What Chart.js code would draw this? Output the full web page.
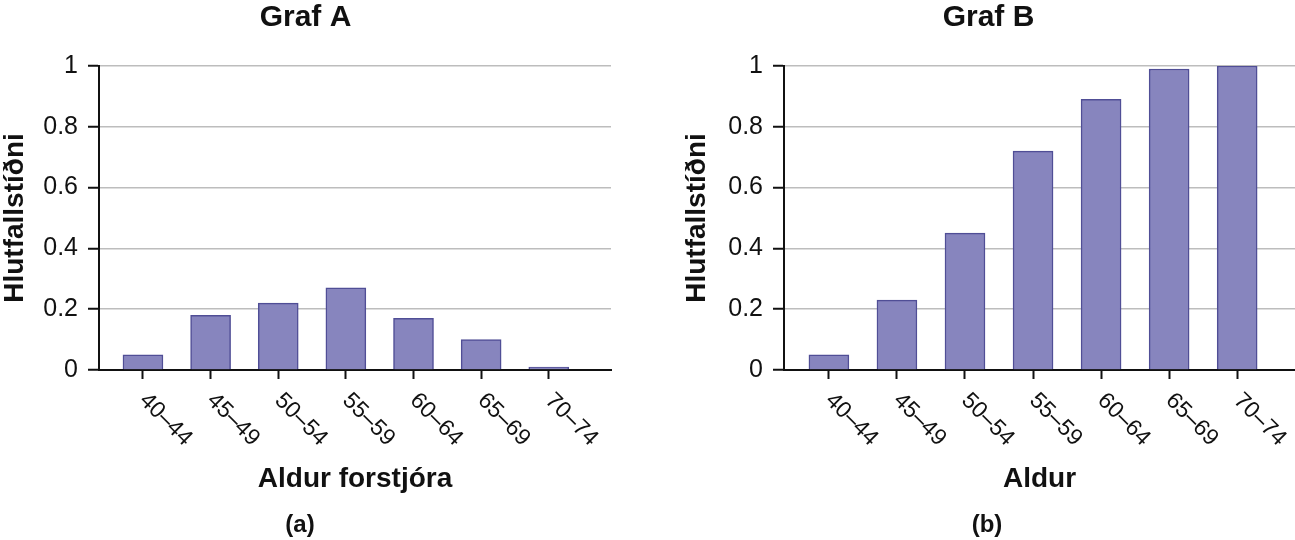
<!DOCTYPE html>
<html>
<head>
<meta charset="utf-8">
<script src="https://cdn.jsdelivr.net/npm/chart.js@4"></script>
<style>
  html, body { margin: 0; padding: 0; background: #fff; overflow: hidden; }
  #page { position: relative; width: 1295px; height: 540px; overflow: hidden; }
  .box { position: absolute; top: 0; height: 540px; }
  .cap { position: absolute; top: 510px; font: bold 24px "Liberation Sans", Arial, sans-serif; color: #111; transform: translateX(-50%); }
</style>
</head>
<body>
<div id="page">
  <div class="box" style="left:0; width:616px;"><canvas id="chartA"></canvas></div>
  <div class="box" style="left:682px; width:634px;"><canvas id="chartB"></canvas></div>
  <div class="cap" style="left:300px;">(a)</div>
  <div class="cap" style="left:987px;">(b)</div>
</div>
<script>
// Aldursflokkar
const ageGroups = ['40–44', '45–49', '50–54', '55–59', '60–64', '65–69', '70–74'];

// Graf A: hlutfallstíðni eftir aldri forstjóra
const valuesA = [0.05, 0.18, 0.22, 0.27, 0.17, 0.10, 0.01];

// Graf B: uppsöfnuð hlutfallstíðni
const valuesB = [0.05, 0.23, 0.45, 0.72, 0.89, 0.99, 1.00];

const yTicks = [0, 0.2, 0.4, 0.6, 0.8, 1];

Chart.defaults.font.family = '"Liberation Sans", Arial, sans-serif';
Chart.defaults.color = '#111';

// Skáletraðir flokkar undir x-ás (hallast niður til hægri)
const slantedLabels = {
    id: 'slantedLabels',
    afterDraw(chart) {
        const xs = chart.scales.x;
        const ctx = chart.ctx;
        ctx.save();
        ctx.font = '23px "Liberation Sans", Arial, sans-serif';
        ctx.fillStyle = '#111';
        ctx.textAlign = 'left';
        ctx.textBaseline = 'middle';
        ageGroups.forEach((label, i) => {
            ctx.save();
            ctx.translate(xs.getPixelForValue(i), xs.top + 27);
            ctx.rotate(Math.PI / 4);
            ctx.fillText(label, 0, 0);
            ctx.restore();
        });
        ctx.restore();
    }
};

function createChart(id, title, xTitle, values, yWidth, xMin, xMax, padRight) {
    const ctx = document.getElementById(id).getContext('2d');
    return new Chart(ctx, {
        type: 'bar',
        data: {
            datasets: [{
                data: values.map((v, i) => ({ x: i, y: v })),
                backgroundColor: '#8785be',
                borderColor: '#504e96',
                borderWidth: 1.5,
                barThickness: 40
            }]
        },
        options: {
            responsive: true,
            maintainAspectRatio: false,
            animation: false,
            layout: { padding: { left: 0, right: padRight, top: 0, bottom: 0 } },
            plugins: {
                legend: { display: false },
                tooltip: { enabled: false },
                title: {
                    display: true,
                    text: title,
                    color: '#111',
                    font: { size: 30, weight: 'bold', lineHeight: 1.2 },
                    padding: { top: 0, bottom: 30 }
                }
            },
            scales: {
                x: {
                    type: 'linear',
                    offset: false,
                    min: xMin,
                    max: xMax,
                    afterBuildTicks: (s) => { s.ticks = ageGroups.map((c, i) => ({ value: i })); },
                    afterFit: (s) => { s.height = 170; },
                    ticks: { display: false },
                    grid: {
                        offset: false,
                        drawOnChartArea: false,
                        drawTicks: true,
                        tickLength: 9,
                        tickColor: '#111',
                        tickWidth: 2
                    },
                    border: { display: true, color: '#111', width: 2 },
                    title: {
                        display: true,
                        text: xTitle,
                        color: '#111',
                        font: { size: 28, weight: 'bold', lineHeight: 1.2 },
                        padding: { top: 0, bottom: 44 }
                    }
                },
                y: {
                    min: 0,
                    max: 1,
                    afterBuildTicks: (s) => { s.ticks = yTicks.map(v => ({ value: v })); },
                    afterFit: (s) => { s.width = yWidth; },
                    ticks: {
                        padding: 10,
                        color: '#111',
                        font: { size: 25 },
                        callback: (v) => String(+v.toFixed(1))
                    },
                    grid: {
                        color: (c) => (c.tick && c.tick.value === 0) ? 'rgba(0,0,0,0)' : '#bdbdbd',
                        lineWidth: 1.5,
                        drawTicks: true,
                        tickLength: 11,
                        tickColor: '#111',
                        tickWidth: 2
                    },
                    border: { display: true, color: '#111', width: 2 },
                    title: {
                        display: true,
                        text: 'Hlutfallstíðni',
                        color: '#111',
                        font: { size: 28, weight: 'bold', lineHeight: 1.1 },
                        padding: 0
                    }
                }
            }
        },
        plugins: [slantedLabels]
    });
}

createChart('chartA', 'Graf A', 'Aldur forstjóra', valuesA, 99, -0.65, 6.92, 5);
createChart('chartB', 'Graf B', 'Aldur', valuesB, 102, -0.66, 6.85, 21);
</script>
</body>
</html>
::::::::::
**SHORT PROBLEM:**
Take the material above from its first line through the line holding "const valuesA = [0.05, 0.18, 0.22, 0.27, 0.17, 0.10, 0.01];" and set it down exactly, without the pictures.

**OUTPUT OF THE TASK:**
What Chart.js code would draw this? Output the full web page.
<!DOCTYPE html>
<html>
<head>
<meta charset="utf-8">
<script src="https://cdn.jsdelivr.net/npm/chart.js@4"></script>
<style>
  html, body { margin: 0; padding: 0; background: #fff; overflow: hidden; }
  #page { position: relative; width: 1295px; height: 540px; overflow: hidden; }
  .box { position: absolute; top: 0; height: 540px; }
  .cap { position: absolute; top: 510px; font: bold 24px "Liberation Sans", Arial, sans-serif; color: #111; transform: translateX(-50%); }
</style>
</head>
<body>
<div id="page">
  <div class="box" style="left:0; width:616px;"><canvas id="chartA"></canvas></div>
  <div class="box" style="left:682px; width:634px;"><canvas id="chartB"></canvas></div>
  <div class="cap" style="left:300px;">(a)</div>
  <div class="cap" style="left:987px;">(b)</div>
</div>
<script>
// Aldursflokkar
const ageGroups = ['40–44', '45–49', '50–54', '55–59', '60–64', '65–69', '70–74'];

// Graf A: hlutfallstíðni eftir aldri forstjóra
const valuesA = [0.05, 0.18, 0.22, 0.27, 0.17, 0.10, 0.01];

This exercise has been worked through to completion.